──────── DATA EXCERPTS

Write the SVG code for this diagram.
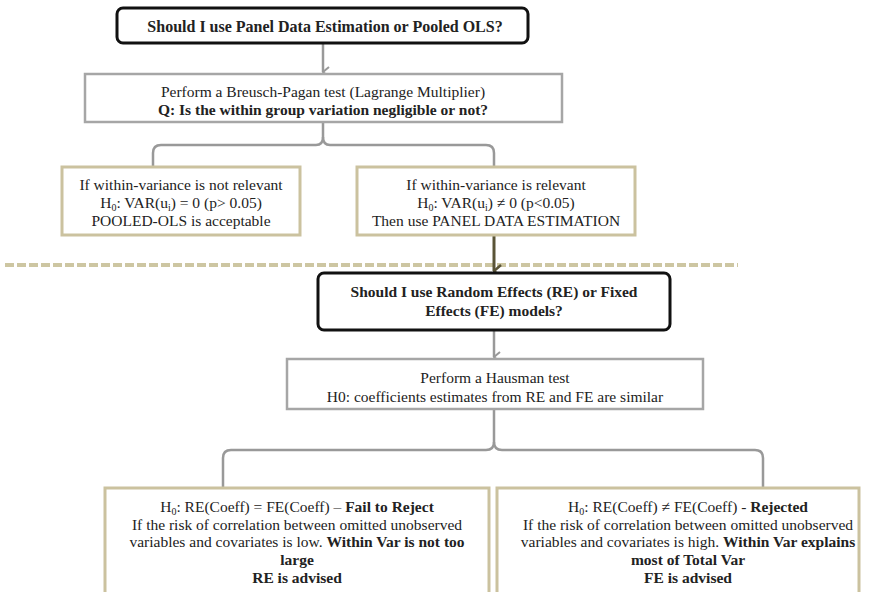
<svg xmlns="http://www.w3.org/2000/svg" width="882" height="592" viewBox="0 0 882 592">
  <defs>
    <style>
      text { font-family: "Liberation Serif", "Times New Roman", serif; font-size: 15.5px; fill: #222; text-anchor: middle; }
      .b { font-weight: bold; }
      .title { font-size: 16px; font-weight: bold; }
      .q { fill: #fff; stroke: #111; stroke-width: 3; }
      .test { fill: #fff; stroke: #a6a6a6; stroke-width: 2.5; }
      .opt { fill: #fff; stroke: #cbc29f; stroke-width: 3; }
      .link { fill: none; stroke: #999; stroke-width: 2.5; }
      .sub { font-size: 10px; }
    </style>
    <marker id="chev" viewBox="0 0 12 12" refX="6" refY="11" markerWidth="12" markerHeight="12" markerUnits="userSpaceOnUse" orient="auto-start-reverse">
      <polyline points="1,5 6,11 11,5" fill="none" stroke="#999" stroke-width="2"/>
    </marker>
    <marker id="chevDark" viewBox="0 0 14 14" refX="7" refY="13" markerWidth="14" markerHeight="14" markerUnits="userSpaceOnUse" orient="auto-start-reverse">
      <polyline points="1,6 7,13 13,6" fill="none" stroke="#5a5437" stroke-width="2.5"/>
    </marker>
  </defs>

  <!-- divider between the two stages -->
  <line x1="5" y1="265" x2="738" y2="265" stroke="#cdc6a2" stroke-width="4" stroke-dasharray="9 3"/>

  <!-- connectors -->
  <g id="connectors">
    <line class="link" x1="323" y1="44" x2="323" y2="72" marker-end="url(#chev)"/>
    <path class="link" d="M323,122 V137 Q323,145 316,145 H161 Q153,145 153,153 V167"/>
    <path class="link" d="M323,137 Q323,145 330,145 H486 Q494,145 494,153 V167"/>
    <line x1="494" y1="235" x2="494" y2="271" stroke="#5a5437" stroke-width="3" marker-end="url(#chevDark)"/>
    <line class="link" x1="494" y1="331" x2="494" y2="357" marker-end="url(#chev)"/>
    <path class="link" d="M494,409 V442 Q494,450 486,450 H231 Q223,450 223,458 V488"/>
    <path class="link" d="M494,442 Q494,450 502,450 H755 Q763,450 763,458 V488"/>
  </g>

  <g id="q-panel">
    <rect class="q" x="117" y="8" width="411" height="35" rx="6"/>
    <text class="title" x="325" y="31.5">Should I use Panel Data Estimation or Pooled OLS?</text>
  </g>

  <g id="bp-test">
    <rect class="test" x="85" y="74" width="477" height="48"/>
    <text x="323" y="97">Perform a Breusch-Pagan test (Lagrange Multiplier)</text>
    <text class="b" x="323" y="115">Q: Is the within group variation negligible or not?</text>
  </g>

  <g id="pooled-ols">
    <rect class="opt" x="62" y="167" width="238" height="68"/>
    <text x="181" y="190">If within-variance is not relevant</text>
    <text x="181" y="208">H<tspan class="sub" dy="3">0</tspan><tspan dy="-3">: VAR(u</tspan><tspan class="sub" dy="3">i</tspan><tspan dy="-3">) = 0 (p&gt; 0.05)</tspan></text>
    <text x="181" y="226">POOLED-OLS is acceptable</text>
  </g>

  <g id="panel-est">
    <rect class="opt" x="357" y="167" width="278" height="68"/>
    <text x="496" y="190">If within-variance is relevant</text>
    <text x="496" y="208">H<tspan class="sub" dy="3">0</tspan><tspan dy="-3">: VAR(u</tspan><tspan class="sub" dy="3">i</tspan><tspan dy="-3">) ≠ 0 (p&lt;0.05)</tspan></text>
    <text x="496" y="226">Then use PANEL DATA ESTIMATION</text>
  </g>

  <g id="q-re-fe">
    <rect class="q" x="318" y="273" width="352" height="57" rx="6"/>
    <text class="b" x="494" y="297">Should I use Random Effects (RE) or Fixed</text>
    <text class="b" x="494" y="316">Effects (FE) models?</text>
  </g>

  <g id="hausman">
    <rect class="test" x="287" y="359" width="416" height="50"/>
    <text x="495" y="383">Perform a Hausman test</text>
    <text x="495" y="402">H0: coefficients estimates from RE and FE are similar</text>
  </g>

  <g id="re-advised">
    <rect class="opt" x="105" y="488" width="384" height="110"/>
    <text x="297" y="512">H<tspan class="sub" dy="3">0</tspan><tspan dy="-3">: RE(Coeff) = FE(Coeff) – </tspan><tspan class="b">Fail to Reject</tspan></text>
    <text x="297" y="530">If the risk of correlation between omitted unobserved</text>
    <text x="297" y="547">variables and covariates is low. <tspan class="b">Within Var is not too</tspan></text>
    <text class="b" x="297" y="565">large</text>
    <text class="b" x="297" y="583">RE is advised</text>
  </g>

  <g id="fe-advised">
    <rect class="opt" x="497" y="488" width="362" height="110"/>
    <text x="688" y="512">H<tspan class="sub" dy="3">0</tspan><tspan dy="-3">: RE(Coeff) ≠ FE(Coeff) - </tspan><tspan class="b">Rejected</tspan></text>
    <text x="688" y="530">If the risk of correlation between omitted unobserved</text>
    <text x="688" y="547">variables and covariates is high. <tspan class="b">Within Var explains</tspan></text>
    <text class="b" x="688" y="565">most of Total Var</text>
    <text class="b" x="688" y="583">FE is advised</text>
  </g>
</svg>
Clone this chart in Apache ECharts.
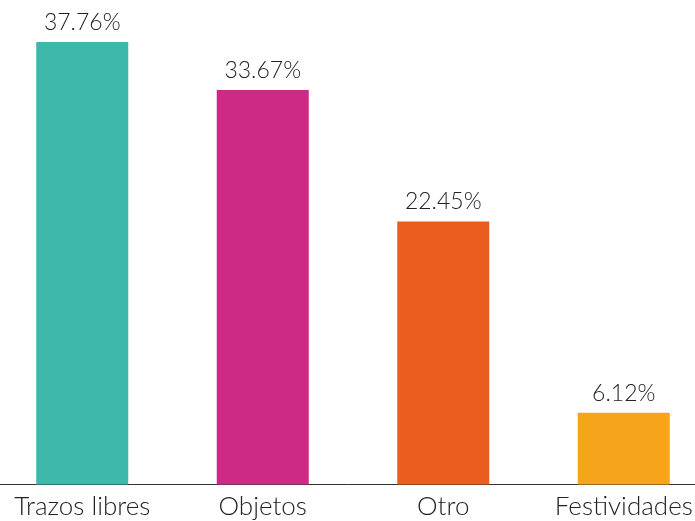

────────────────

◆ WHAT THIS TASK INVOLVES
Drop the pictures and reproduce the rest of the entries above exactly.

◆ WRITTEN SOLUTION
Write the SVG code for this diagram.
<svg xmlns="http://www.w3.org/2000/svg" width="882" height="592" viewBox="0 0 882 592">
  <defs>
    <style>
      text { font-family: "Liberation Serif", "Times New Roman", serif; font-size: 15.5px; fill: #222; text-anchor: middle; }
      .b { font-weight: bold; }
      .title { font-size: 16px; font-weight: bold; }
      .q { fill: #fff; stroke: #111; stroke-width: 3; }
      .test { fill: #fff; stroke: #a6a6a6; stroke-width: 2.5; }
      .opt { fill: #fff; stroke: #cbc29f; stroke-width: 3; }
      .link { fill: none; stroke: #999; stroke-width: 2.5; }
      .sub { font-size: 10px; }
    </style>
    <marker id="chev" viewBox="0 0 12 12" refX="6" refY="11" markerWidth="12" markerHeight="12" markerUnits="userSpaceOnUse" orient="auto-start-reverse">
      <polyline points="1,5 6,11 11,5" fill="none" stroke="#999" stroke-width="2"/>
    </marker>
    <marker id="chevDark" viewBox="0 0 14 14" refX="7" refY="13" markerWidth="14" markerHeight="14" markerUnits="userSpaceOnUse" orient="auto-start-reverse">
      <polyline points="1,6 7,13 13,6" fill="none" stroke="#5a5437" stroke-width="2.5"/>
    </marker>
  </defs>

  <!-- divider between the two stages -->
  <line x1="5" y1="265" x2="738" y2="265" stroke="#cdc6a2" stroke-width="4" stroke-dasharray="9 3"/>

  <!-- connectors -->
  <g id="connectors">
    <line class="link" x1="323" y1="44" x2="323" y2="72" marker-end="url(#chev)"/>
    <path class="link" d="M323,122 V137 Q323,145 316,145 H161 Q153,145 153,153 V167"/>
    <path class="link" d="M323,137 Q323,145 330,145 H486 Q494,145 494,153 V167"/>
    <line x1="494" y1="235" x2="494" y2="271" stroke="#5a5437" stroke-width="3" marker-end="url(#chevDark)"/>
    <line class="link" x1="494" y1="331" x2="494" y2="357" marker-end="url(#chev)"/>
    <path class="link" d="M494,409 V442 Q494,450 486,450 H231 Q223,450 223,458 V488"/>
    <path class="link" d="M494,442 Q494,450 502,450 H755 Q763,450 763,458 V488"/>
  </g>

  <g id="q-panel">
    <rect class="q" x="117" y="8" width="411" height="35" rx="6"/>
    <text class="title" x="325" y="31.5">Should I use Panel Data Estimation or Pooled OLS?</text>
  </g>

  <g id="bp-test">
    <rect class="test" x="85" y="74" width="477" height="48"/>
    <text x="323" y="97">Perform a Breusch-Pagan test (Lagrange Multiplier)</text>
    <text class="b" x="323" y="115">Q: Is the within group variation negligible or not?</text>
  </g>

  <g id="pooled-ols">
    <rect class="opt" x="62" y="167" width="238" height="68"/>
    <text x="181" y="190">If within-variance is not relevant</text>
    <text x="181" y="208">H<tspan class="sub" dy="3">0</tspan><tspan dy="-3">: VAR(u</tspan><tspan class="sub" dy="3">i</tspan><tspan dy="-3">) = 0 (p&gt; 0.05)</tspan></text>
    <text x="181" y="226">POOLED-OLS is acceptable</text>
  </g>

  <g id="panel-est">
    <rect class="opt" x="357" y="167" width="278" height="68"/>
    <text x="496" y="190">If within-variance is relevant</text>
    <text x="496" y="208">H<tspan class="sub" dy="3">0</tspan><tspan dy="-3">: VAR(u</tspan><tspan class="sub" dy="3">i</tspan><tspan dy="-3">) ≠ 0 (p&lt;0.05)</tspan></text>
    <text x="496" y="226">Then use PANEL DATA ESTIMATION</text>
  </g>

  <g id="q-re-fe">
    <rect class="q" x="318" y="273" width="352" height="57" rx="6"/>
    <text class="b" x="494" y="297">Should I use Random Effects (RE) or Fixed</text>
    <text class="b" x="494" y="316">Effects (FE) models?</text>
  </g>

  <g id="hausman">
    <rect class="test" x="287" y="359" width="416" height="50"/>
    <text x="495" y="383">Perform a Hausman test</text>
    <text x="495" y="402">H0: coefficients estimates from RE and FE are similar</text>
  </g>

  <g id="re-advised">
    <rect class="opt" x="105" y="488" width="384" height="110"/>
    <text x="297" y="512">H<tspan class="sub" dy="3">0</tspan><tspan dy="-3">: RE(Coeff) = FE(Coeff) – </tspan><tspan class="b">Fail to Reject</tspan></text>
    <text x="297" y="530">If the risk of correlation between omitted unobserved</text>
    <text x="297" y="547">variables and covariates is low. <tspan class="b">Within Var is not too</tspan></text>
    <text class="b" x="297" y="565">large</text>
    <text class="b" x="297" y="583">RE is advised</text>
  </g>

  <g id="fe-advised">
    <rect class="opt" x="497" y="488" width="362" height="110"/>
    <text x="688" y="512">H<tspan class="sub" dy="3">0</tspan><tspan dy="-3">: RE(Coeff) ≠ FE(Coeff) - </tspan><tspan class="b">Rejected</tspan></text>
    <text x="688" y="530">If the risk of correlation between omitted unobserved</text>
    <text x="688" y="547">variables and covariates is high. <tspan class="b">Within Var explains</tspan></text>
    <text class="b" x="688" y="565">most of Total Var</text>
    <text class="b" x="688" y="583">FE is advised</text>
  </g>
</svg>
Clone this chart in Apache ECharts.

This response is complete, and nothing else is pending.